Since self-monitoring blood glucose (SMBG) has become a norm for people with diabetes, it makes sense to look at one of the essential parts.
Owning a right, a reliable glucometer is one of them.
There are companies offering customers free glucometer:
They did it through partnering with hospitals or retail outlets that keep their products.
This, in a way, appears to be very helpful to customers.
But if they care to look further, perhaps, they can see the real dynamic behind such an offering.
When you buy a glucometer, the sum you pay is often for the unit or device, and a few test strips.
Now, the device on its own is useless:
It could not display the result of your blood glucose, without inserting the strip.
You need the strip and device.
One more component - the lancet:
Lancet is the stuff you use to poke at your finger to draw just enough blood to be the tip on a strip, a small drip, to be precise.
These days, lancet comes in many forms.
In fact, while I was working with a diagnostic company a few years ago, it has a dedicated team to research and develop lancet.
The people in the team are called the "pain team," and their job function is to come up with a robust design of device and lancet's sharpness to increase efficiency, reduces pain, etc.
Just like a glucometer, the lancet's device is cheap, but the lancet, the small knife or needle, is not.

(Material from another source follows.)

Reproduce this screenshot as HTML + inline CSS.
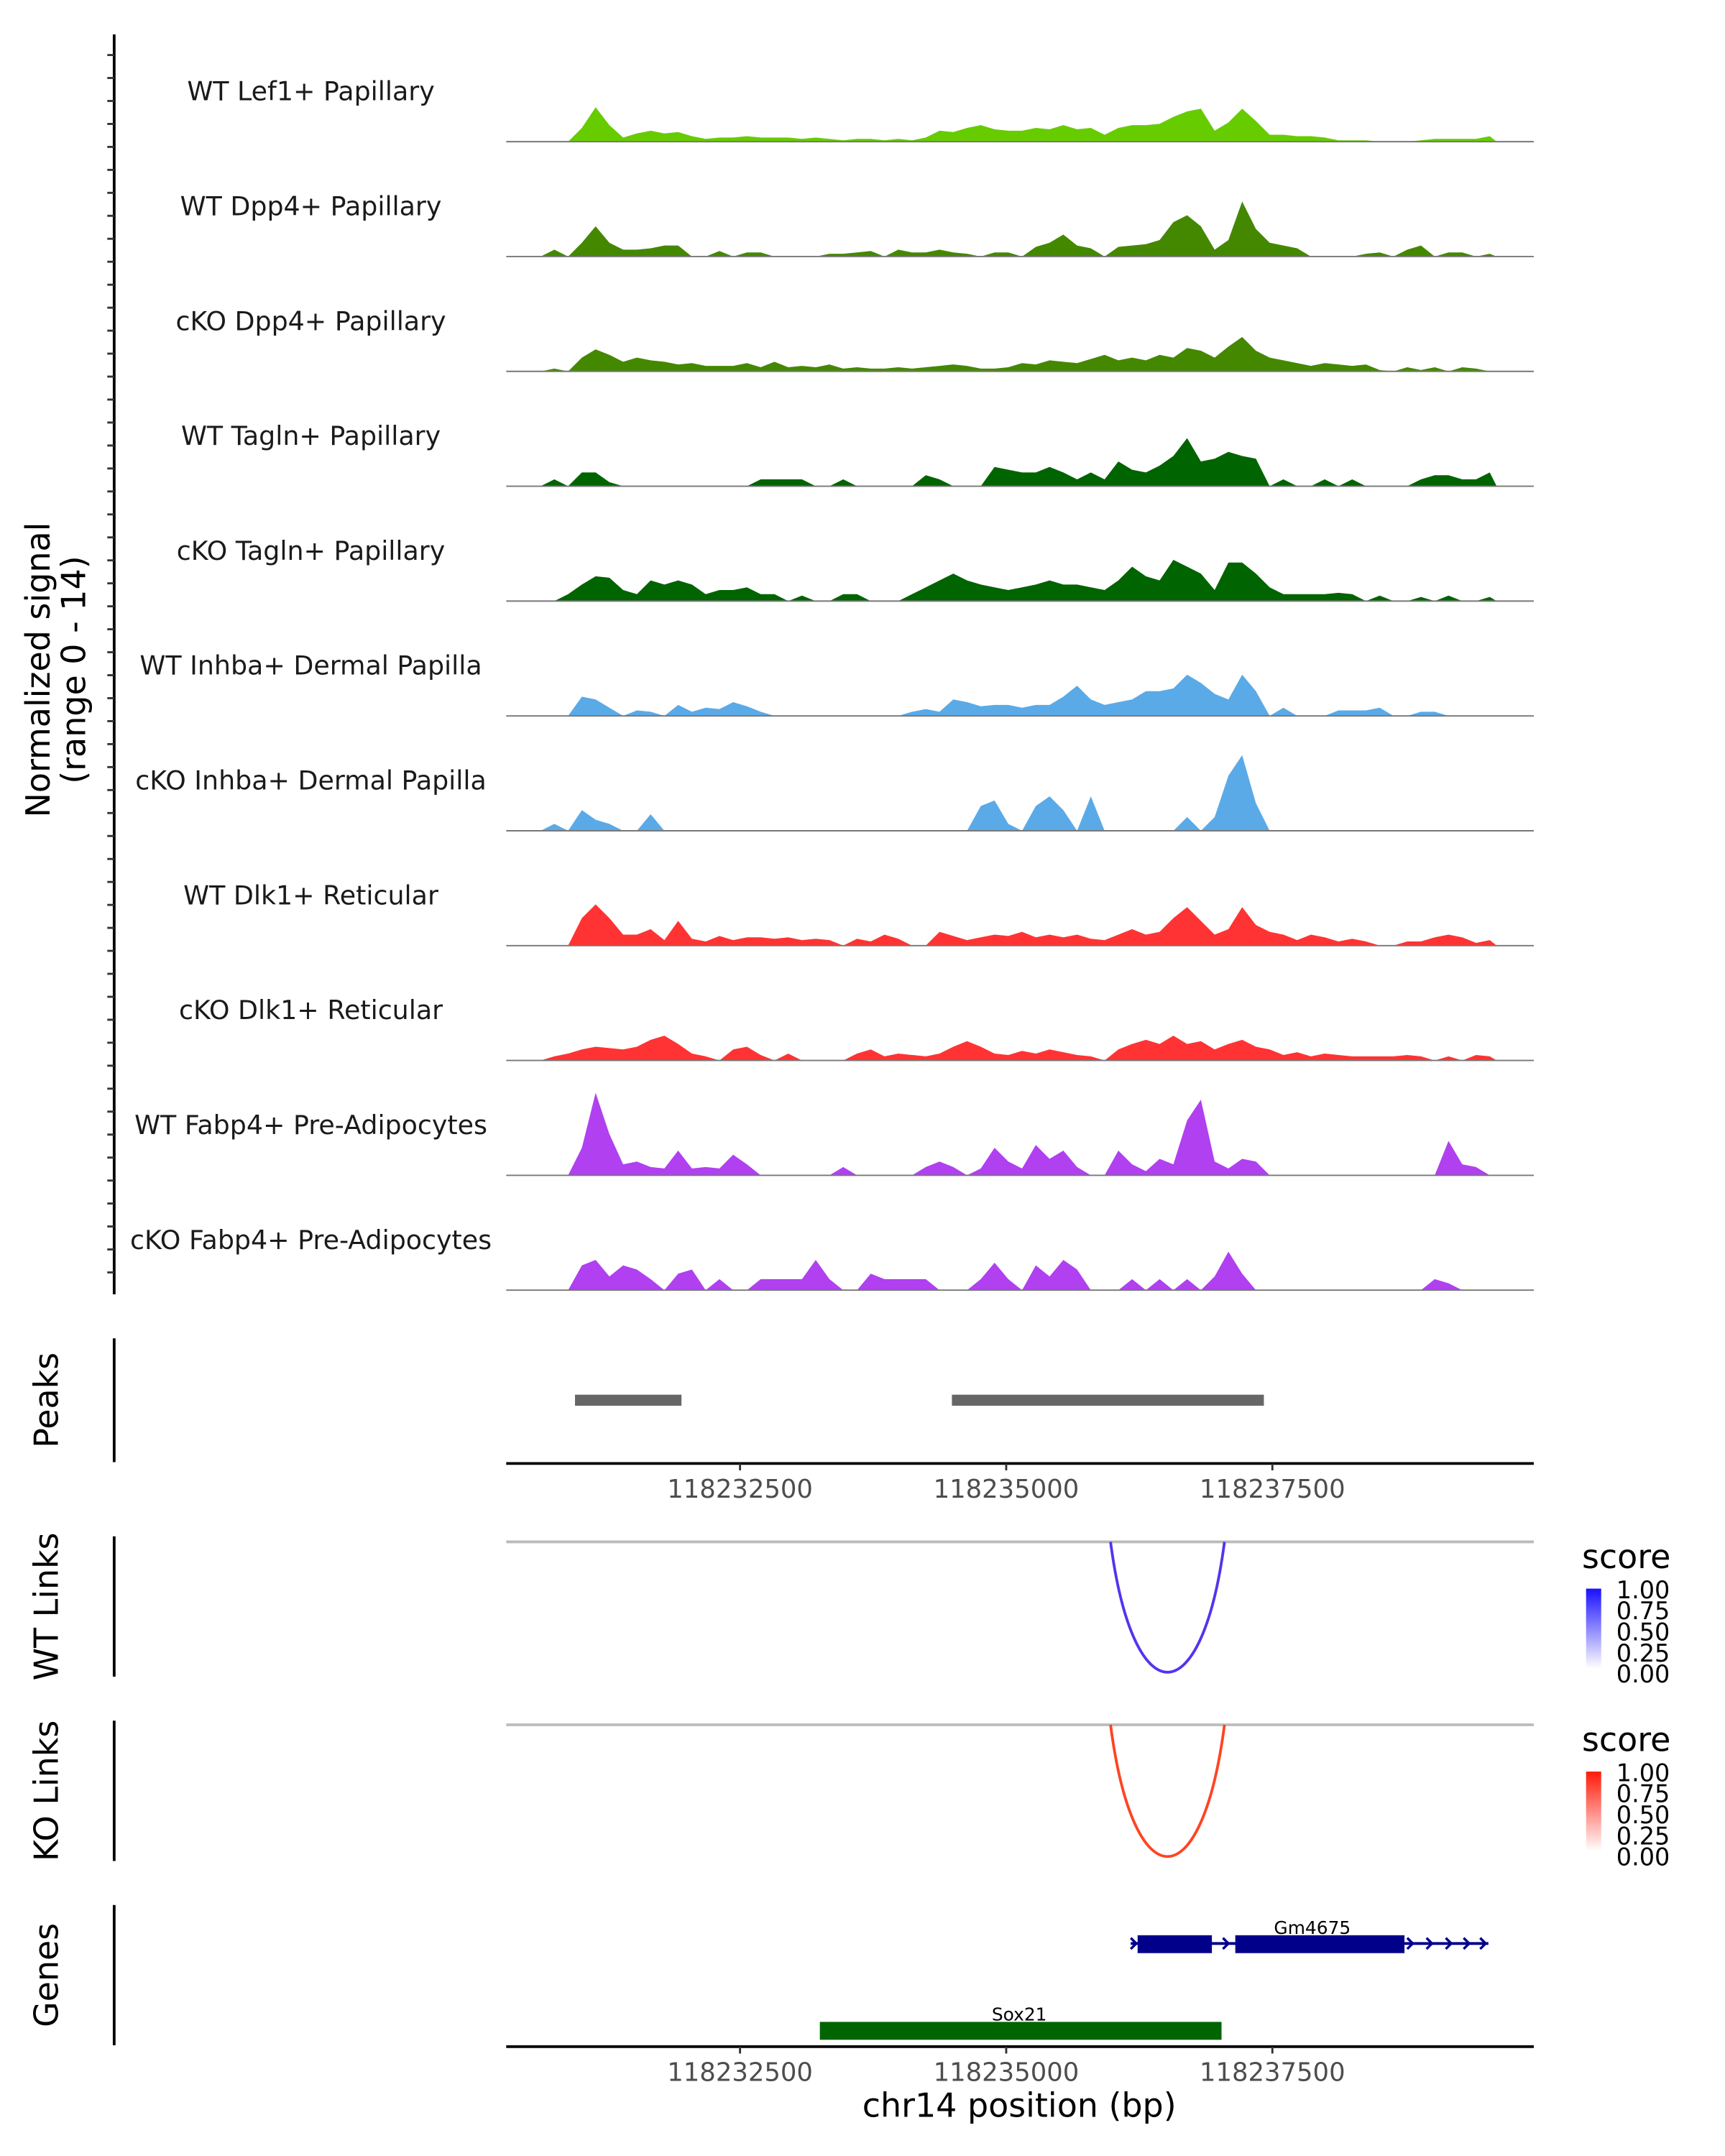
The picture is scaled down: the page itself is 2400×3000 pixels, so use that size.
<!DOCTYPE html>
<html><head><meta charset="utf-8"><style>
html,body{margin:0;padding:0;background:#fff}
svg{display:block;font-family:"DejaVu Sans","Liberation Sans",sans-serif}
</style></head><body>
<svg id="chart" width="2400" height="3000" viewBox="0 0 1254 1567.5" xmlns="http://www.w3.org/2000/svg">
<defs>
<linearGradient id="gBlue" x1="0" y1="1" x2="0" y2="0"><stop offset="0" stop-color="#ffffff"/><stop offset="1" stop-color="#1a10ff"/></linearGradient>
<linearGradient id="gRed" x1="0" y1="1" x2="0" y2="0"><stop offset="0" stop-color="#ffffff"/><stop offset="1" stop-color="#ff1a0a"/></linearGradient>
</defs>
<g id="tracks"></g>
<g id="static"></g>
</svg>
<script>
const trackNames = ["WT Lef1+ Papillary","WT Dpp4+ Papillary","cKO Dpp4+ Papillary","WT Tagln+ Papillary","cKO Tagln+ Papillary","WT Inhba+ Dermal Papilla","cKO Inhba+ Dermal Papilla","WT Dlk1+ Reticular","cKO Dlk1+ Reticular","WT Fabp4+ Pre-Adipocytes","cKO Fabp4+ Pre-Adipocytes"];
const trackColors = ["#66cc00","#448800","#448800","#006400","#006400","#5aaae8","#5aaae8","#ff3333","#ff3333","#b040f0","#b040f0"];
const sigLef1WT = [0,0,0,0,0,10,25,12,3,6,8,6,7,4,2,3,3,4,3,3,3,2,3,2,1,2,2,1,2,1,3,8,7,10,12,9,8,8,10,9,12,9,10,5,10,12,12,13,18,22,24,8,14,24,15,5,5,4,4,3,1,1,1,0,0,0,1,2,2,2,2,4];
const sigDpp4WT = [0,0,0,5,0,10,22,10,5,5,6,8,8,0,0,4,0,3,3,0,0,0,0,2,2,3,4,0,5,3,3,5,3,2,0,3,3,0,7,10,16,8,6,0,7,8,9,12,25,30,22,5,12,40,20,10,8,6,0,0,0,0,2,3,0,5,8,0,3,3,0,2];
const sigDpp4KO = [0,0,0,2,0,10,16,12,7,10,8,7,5,6,4,4,4,6,3,7,3,4,3,5,2,3,2,2,3,2,3,4,5,4,2,2,3,6,5,8,7,6,9,12,8,10,8,12,10,17,15,10,18,25,15,10,8,6,4,6,5,4,5,1,0,3,1,3,0,3,2,0];
const sigTaglnWT = [0,0,0,5,0,10,10,3,0,0,0,0,0,0,0,0,0,0,5,5,5,5,0,0,5,0,0,0,0,0,8,5,0,0,0,14,12,10,10,14,10,5,10,5,18,12,10,15,22,35,18,20,25,22,20,0,5,0,0,5,0,5,0,0,0,0,5,8,8,5,5,10];
const sigTaglnKO = [0,0,0,0,5,12,18,17,8,5,15,12,15,12,5,8,8,10,5,5,0,4,0,0,5,5,0,0,0,5,10,15,20,15,12,10,8,10,12,15,12,12,10,8,15,25,18,15,30,25,20,8,28,28,20,10,5,5,5,5,6,5,0,4,0,0,3,0,4,0,0,3];
const sigInhbaWT = [0,0,0,0,0,14,12,6,0,4,3,0,8,3,6,5,10,7,3,0,0,0,0,0,0,0,0,0,0,3,5,3,12,10,7,8,8,6,8,8,14,22,12,8,10,12,18,18,20,30,24,16,12,30,18,0,6,0,0,0,4,4,4,6,0,0,3,3,0,0,0,0];
const sigInhbaKO = [0,0,0,5,0,15,8,5,0,0,12,0,0,0,0,0,0,0,0,0,0,0,0,0,0,0,0,0,0,0,0,0,0,0,18,22,5,0,18,25,15,0,25,0,0,0,0,0,0,10,0,10,40,55,20,0,0,0,0,0,0,0,0,0,0,0,0,0,0,0,0,0];
const sigDlk1WT = [0,0,0,0,0,20,30,20,8,8,12,4,18,5,3,7,4,6,6,5,6,4,5,4,0,5,3,8,5,0,0,10,7,4,6,8,7,10,6,8,6,8,5,4,8,12,8,10,20,28,18,8,12,28,15,10,8,4,8,6,3,5,3,0,0,3,3,6,8,6,2,4];
const sigDlk1KO = [0,0,0,3,5,8,10,9,8,10,15,18,12,5,3,0,8,10,4,0,5,0,0,0,0,5,8,3,5,4,3,5,10,14,10,5,4,7,5,8,6,4,3,0,8,12,15,12,18,12,14,8,12,15,10,8,4,6,3,5,4,3,3,3,3,4,3,0,3,0,4,3];
const sigFabp4WT = [0,0,0,0,0,20,60,30,8,10,6,5,18,5,6,5,15,8,0,0,0,0,0,0,6,0,0,0,0,0,6,10,6,0,5,20,10,5,22,12,18,6,0,0,18,8,3,12,8,40,55,10,5,12,10,0,0,0,0,0,0,0,0,0,0,0,0,0,25,8,6,0];
const sigFabp4KO = [0,0,0,0,0,18,22,10,18,15,8,0,12,15,0,8,0,0,8,8,8,8,22,8,0,0,12,8,8,8,8,0,0,0,8,20,8,0,18,10,22,15,0,0,0,8,0,8,0,8,0,10,28,12,0,0,0,0,0,0,0,0,0,0,0,0,0,8,5,0,0,0];
const signals = [sigLef1WT,sigDpp4WT,sigDpp4KO,sigTaglnWT,sigTaglnKO,sigInhbaWT,sigInhbaKO,sigDlk1WT,sigDlk1KO,sigFabp4WT,sigFabp4KO];
const regionStart = 118230304;
const binSize = 129.2;
const xTicks = [118232500,118235000,118237500];
const peakStarts = [118230950,118234490];
const peakEnds = [118231950,118237420];
const wtLinkStart = [118235980];
const wtLinkEnd = [118237050];
const koLinkStart = [118235980];
const koLinkEnd = [118237050];
const legendTicks = ["1.00","0.75","0.50","0.25","0.00"];

const NS="http://www.w3.org/2000/svg";
const pxPerBp = 387/5000;
function xs(g){return 368+(g-regionStart)*pxPerBp;}
const sigMax = 80;
const trackH = 80;
function ys(v,base){return base - v/sigMax*trackH;}
function mk(tag,attrs,parent){const e=document.createElementNS(NS,tag);for(const k in attrs)e.setAttribute(k,attrs[k]);parent.appendChild(e);return e;}
const tg=document.getElementById('tracks');
const st=document.getElementById('static');
const base0=103, step=83.5;
signals.forEach((arr,t)=>{
  const base=base0+t*step;
  let d=`M${xs(regionStart).toFixed(1)},${base}`;
  arr.forEach((v,i)=>{const x=xs(regionStart+(i+0.5)*binSize);d+=` L${x.toFixed(1)},${ys(v,base).toFixed(1)}`;});
  d+=` L${xs(regionStart+arr.length*binSize).toFixed(1)},${base} Z`;
  const p=mk('path',{d:d,fill:trackColors[t]},tg);
  
  
  const bl=mk('line',{x1:368,x2:1115,y1:base,y2:base,stroke:'#777','stroke-width':1},tg);
  
  
  const lb=mk('text',{x:226,y:base-30,'text-anchor':'middle','font-size':19,fill:'#1a1a1a'},tg);
  lb.textContent=trackNames[t];
  
  
});
let ax=mk('line',{x1:83,x2:83,y1:25,y2:941,stroke:'#000','stroke-width':2},st);


for(let y=25+step/5*0.9;y<=941;y+=step/5){const tk=mk('line',{x1:78,x2:83,y1:y.toFixed(1),y2:y.toFixed(1),stroke:'#333','stroke-width':1.5},st);

}
let yl=mk('text',{transform:'translate(42,487) rotate(-90)','text-anchor':'middle','font-size':24,fill:'#000'},st);


const t1=mk('tspan',{x:0,dy:-6},yl);t1.textContent='Normalized signal';
const t2=mk('tspan',{x:0,dy:26},yl);t2.textContent='(range 0 - 14)';
function sideLabel(txt,y1,y2,name){
  const a=mk('line',{x1:83,x2:83,y1:y1,y2:y2,stroke:'#000','stroke-width':2},st);
  
  
  const t=mk('text',{transform:`translate(42,${(y1+y2)/2}) rotate(-90)`,'text-anchor':'middle','font-size':24,fill:'#000'},st);
  t.textContent=txt;
  
  
}
sideLabel('Peaks',973,1063,'peaks');
sideLabel('WT Links',1117,1219,'wt-links');
sideLabel('KO Links',1251,1353,'ko-links');
sideLabel('Genes',1385,1487,'genes');
peakStarts.forEach((s,i)=>{const r=mk('rect',{x:xs(s),y:1014,width:xs(peakEnds[i])-xs(s),height:8,fill:'#666'},st);

});
function xAxis(y,name){
  const l=mk('line',{x1:368,x2:1115,y1:y,y2:y,stroke:'#000','stroke-width':2},st);
  
  
  xTicks.forEach(g=>{mk('line',{x1:xs(g),x2:xs(g),y1:y,y2:y+5,stroke:'#333','stroke-width':1.5},st);
    const t=mk('text',{x:xs(g),y:y+25,'text-anchor':'middle','font-size':18.5,fill:'#4d4d4d'},st);t.textContent=String(g);
    
    });
}
xAxis(1064,'peaks-x-axis');
xAxis(1488,'genes-x-axis');
let xt=mk('text',{x:741,y:1539,'text-anchor':'middle','font-size':24,fill:'#000'},st);xt.textContent='chr14 position (bp)';


function links(y0,depth,starts,ends,color,grad,name){
  const gl=mk('line',{x1:368,x2:1115,y1:y0,y2:y0,stroke:'#bbb','stroke-width':2},st);
  
  
  starts.forEach((s,i)=>{const a=xs(s),b=xs(ends[i]);
    const p=mk('path',{d:`M${a},${y0} C${a+(b-a)*0.2},${y0+depth*1.33} ${b-(b-a)*0.2},${y0+depth*1.33} ${b},${y0}`,fill:'none',stroke:color,'stroke-width':2},st);
    
    });
  const ly=y0+19;
  const tt=mk('text',{x:1150,y:ly,'font-size':24,fill:'#000'},st);tt.textContent='score';
  
  
  const r=mk('rect',{x:1153,y:ly+15,width:11,height:58,fill:`url(#${grad})`},st);
  
  
  legendTicks.forEach((lt,i)=>{const t=mk('text',{x:1175,y:ly+22+i*15.3,'font-size':17.5,fill:'#000'},st);t.textContent=lt;
    
    });
}
links(1121,95,wtLinkStart,wtLinkEnd,'#5533ee','gBlue','wt-links');
links(1254,96,koLinkStart,koLinkEnd,'#ff4422','gRed','ko-links');
const gg=mk('g',{},st);


mk('line',{x1:822,x2:1082,y1:1413,y2:1413,stroke:'#00008b','stroke-width':2},gg);
mk('rect',{x:827,y:1407,width:54,height:13,fill:'#00008b'},gg);
mk('rect',{x:898,y:1407,width:123,height:13,fill:'#00008b'},gg);
[826,893,1027,1041,1055,1068,1080].forEach(x=>mk('path',{d:`M${x-4},${1409} L${x},${1413} L${x-4},${1417}`,fill:'none',stroke:'#00008b','stroke-width':1.8},gg));
let gt=mk('text',{x:954,y:1406,'text-anchor':'middle','font-size':13,fill:'#000'},gg);gt.textContent='Gm4675';
const gs=mk('g',{},st);


mk('rect',{x:596,y:1470,width:292,height:13,fill:'#006400'},gs);
let st2=mk('text',{x:741,y:1469,'text-anchor':'middle','font-size':13,fill:'#000'},gs);st2.textContent='Sox21';
</script>
</body></html>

Customers have to change the lancet, not the device.
As you can see here:
The way for you to save money when buying a glucometer is two folds:
1) Find a device with the cheaper, reliable strip2) Find a more inexpensive, reliable lancet.
I've seen glucometer sold for 80 bucks, which is way cheaper than branded 120 plus device, but the latter comes with a lifetime guarantee and free lifetime upgrade.
And the company has a permanent representative to serve customers.
The cheaper version does not offer all that.
The strips come in 120 units, instead of 90 or 100, with the branded version.
The reading from both devices are reliable, and both require minimal maintenance.
Both devices are "auto-calibrated," meaning, the machine will calibrate on its own after some time.
For lancet, I've seen customers used a needle or the syringe to poke their fingers.
This does work but disposing of the needle hygienically is a challenge.
Without proper disposal, that needle can be harmful, especially to misuse by others.
It's easier and cheaper to buy needles but quite difficult to dispose of.
We've arrived at the part where you need to make a decision:
I've stated my recommendation for you if you want to save some cash when buying a glucometer.
Find a cheap reliable device ...
... more importantly, the strips ...
... and find cheaper reliable lancets.
If you can do these, you can save yourself your hard-earned cash, and use it to do something else, maybe buy yourself a slightly expensive lancet device.